Once you get past “10 PRINT ‘HELLO WORLD'”, programs start to get complicated. Modern projects in object oriented languages can span hundreds of files of code, and getting a grip on the entire structure of your program and how any part relates to any other part can be difficult or impossible. CppDepend (various pricing, free feature-limited pricing) is a powerful source analysis tool that offers C++ programmers help with this problem.
To use CppDepend, you simply fire it up and point it at your project files. CppDepend will open a wide range of project formats, including .build, .sln, and .vcproj. Once you’ve got all your digital ducks in a row, you press the “analyze” button, sit back, and fairly soon (depending on the size of your project) you’ve got an analysis.
The default analysis for CppDepend includes a considerable number of metrics, many of which I’ve never thought about. In addition to straightforward items such as the number of lines of code in a function, CppDepend calculates such things as efferent and afferent coupling (how many items an object depends on or depend on it) for types, classes, and field, and cyclomatic complexity (how many decision points are in a function). In addition to all this, CppDepend comes with a query language, a variant of SQL, which allows you to define things to look for.

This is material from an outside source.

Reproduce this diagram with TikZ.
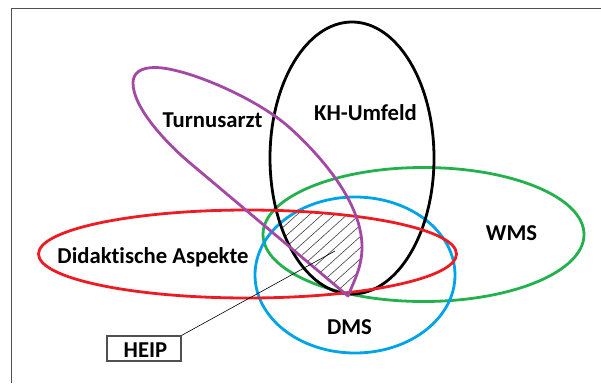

Since it produces a tremendous amount of information, it is no surprise that the CppDepend interface is very complicated, with many tabs, windows, and reports. The good part of this is that you don’t need to drill down through ten dialogs to find something out. The bad part is that CppDepend indulges in two sins, one venal, the other mortal.
The first sin is that of surprising the user. “The path of least astonishment” is the best model for interface design, and CppDepend does not follow it. Often, clicking an item or value in the main interface will fire up your default Web browser to display the result. There’s no reason to enlist Firefox to perform the kind of straightforward rendering these reports require.
The second sin, a more serious one, is in the Trial version’s deportment. It constantly reminds you it’s a trial version by leaving buttons and options seemingly enabled and then responding with pop-ups telling you this feature is not available in the trial. Sometimes, this happens very unexpectedly–I was using a feature which allowed me to drill down to show dependencies between code modules, and after 7 clicks, CppDepend reset to the default view with a message that the trial only supports adjusting the grid 7 times in a row.I appreciate that the goal of a trial is to encourage users to upgrade, but time-limited, fully-functional trials are infinitely superior to feature-limited demos, and double-infinitely superior to feature-limited demos that ambush you with those limits.
CppDepend is not really aimed at the single programmer or hobbyist market. Its feature set, and price, make it best suited for large projects with multiple developers. If you are a developer or manager of such a project–and can deal with the constant dialogs alerting you to features you’re not allowed to use–the demo version is worth a download and run.
Note: The $679 listed price is for a single license; the price per license decreases as more licenses are bought. The trial/demo version lists only the top 10 items that meet a test condition, limits how often you can drill down in the dependency graph, and has many other restrictions.